What is required: Retype only what runs from the beginning of the data through the line with "edgecolor='#4a4a4a', hatch=h, linewidth=1.0)"; please omit the pictures and keep every line exact.

Source excerpt:
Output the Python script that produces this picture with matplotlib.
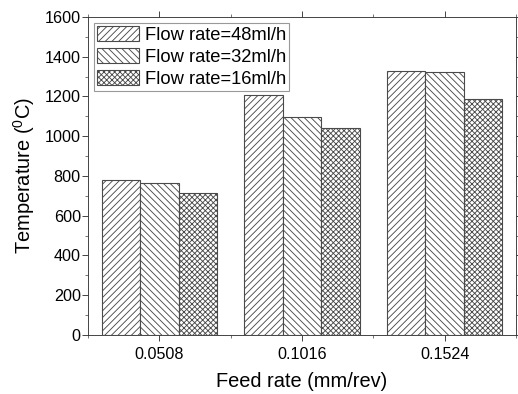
import numpy as np
import matplotlib
matplotlib.use("Agg")
from matplotlib import pyplot as plt
from matplotlib.ticker import MultipleLocator, FixedLocator

plt.rcParams['font.family'] = ['Liberation Sans', 'DejaVu Sans']
plt.rcParams['mathtext.fontset'] = 'custom'
plt.rcParams['mathtext.rm'] = 'Liberation Sans'
plt.rcParams['hatch.linewidth'] = 0.8

feed_rates = ['0.0508', '0.1016', '0.1524']
flow_labels = ['Flow rate=48ml/h', 'Flow rate=32ml/h', 'Flow rate=16ml/h']
temp_48 = [781, 1207, 1330]
temp_32 = [766, 1098, 1321]
temp_16 = [714, 1043, 1189]
hatches = ['////', '\\\\\\\\', 'xxxxx']

DPI = 80
fig = plt.figure(figsize=(518 / DPI, 394 / DPI), dpi=DPI)
ax = fig.add_axes([0.170, 0.150, 0.826, 0.807])

x = np.arange(len(feed_rates))
w = 0.27
for i, (vals, lab, h) in enumerate(zip([temp_48, temp_32, temp_16], flow_labels, hatches)):
    ax.bar(x + (i - 1) * w, vals, w, label=lab, color='white',
           edgecolor='#4a4a4a', hatch=h, linewidth=1.0)

ax.set_xlim(-0.5, 2.5)
ax.set_ylim(0, 1600)
ax.set_xticks(x)
ax.set_xticklabels(feed_rates)
ax.xaxis.set_minor_locator(FixedLocator([-0.5, 0.5, 1.5, 2.5]))
ax.yaxis.set_major_locator(MultipleLocator(200))
ax.yaxis.set_minor_locator(MultipleLocator(100))
ax.tick_params(which='both', direction='out', labelsize=14.5, color='#333333')
ax.tick_params(which='major', length=5)
ax.tick_params(which='minor', length=3)
ax.tick_params(top=True, right=True, which='both')
ax.tick_params(axis='y', pad=1.5)
ax.tick_params(axis='x', pad=6)
for sp in ax.spines.values():
    sp.set_color('#333333')

ax.set_xlabel('Feed rate (mm/rev)', fontsize=18, labelpad=9)
ax.set_ylabel(r'Temperature ($^0$C)', fontsize=18, labelpad=7)

ax.legend(loc='upper left', fontsize=16.5, handlelength=2.3, handleheight=0.9,
          handletextpad=0.3, labelspacing=0.22, borderpad=0.15,
          borderaxespad=0.35, fancybox=False, edgecolor='#999999', framealpha=1)

fig.savefig('out.png', dpi=DPI)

Answer to this problem:
Output the Python script that produces this picture with matplotlib.
import numpy as np
import matplotlib
matplotlib.use("Agg")
from matplotlib import pyplot as plt
from matplotlib.ticker import MultipleLocator, FixedLocator

plt.rcParams['font.family'] = ['Liberation Sans', 'DejaVu Sans']
plt.rcParams['mathtext.fontset'] = 'custom'
plt.rcParams['mathtext.rm'] = 'Liberation Sans'
plt.rcParams['hatch.linewidth'] = 0.8

feed_rates = ['0.0508', '0.1016', '0.1524']
flow_labels = ['Flow rate=48ml/h', 'Flow rate=32ml/h', 'Flow rate=16ml/h']
temp_48 = [781, 1207, 1330]
temp_32 = [766, 1098, 1321]
temp_16 = [714, 1043, 1189]
hatches = ['////', '\\\\\\\\', 'xxxxx']

DPI = 80
fig = plt.figure(figsize=(518 / DPI, 394 / DPI), dpi=DPI)
ax = fig.add_axes([0.170, 0.150, 0.826, 0.807])

x = np.arange(len(feed_rates))
w = 0.27
for i, (vals, lab, h) in enumerate(zip([temp_48, temp_32, temp_16], flow_labels, hatches)):
    ax.bar(x + (i - 1) * w, vals, w, label=lab, color='white',
           edgecolor='#4a4a4a', hatch=h, linewidth=1.0)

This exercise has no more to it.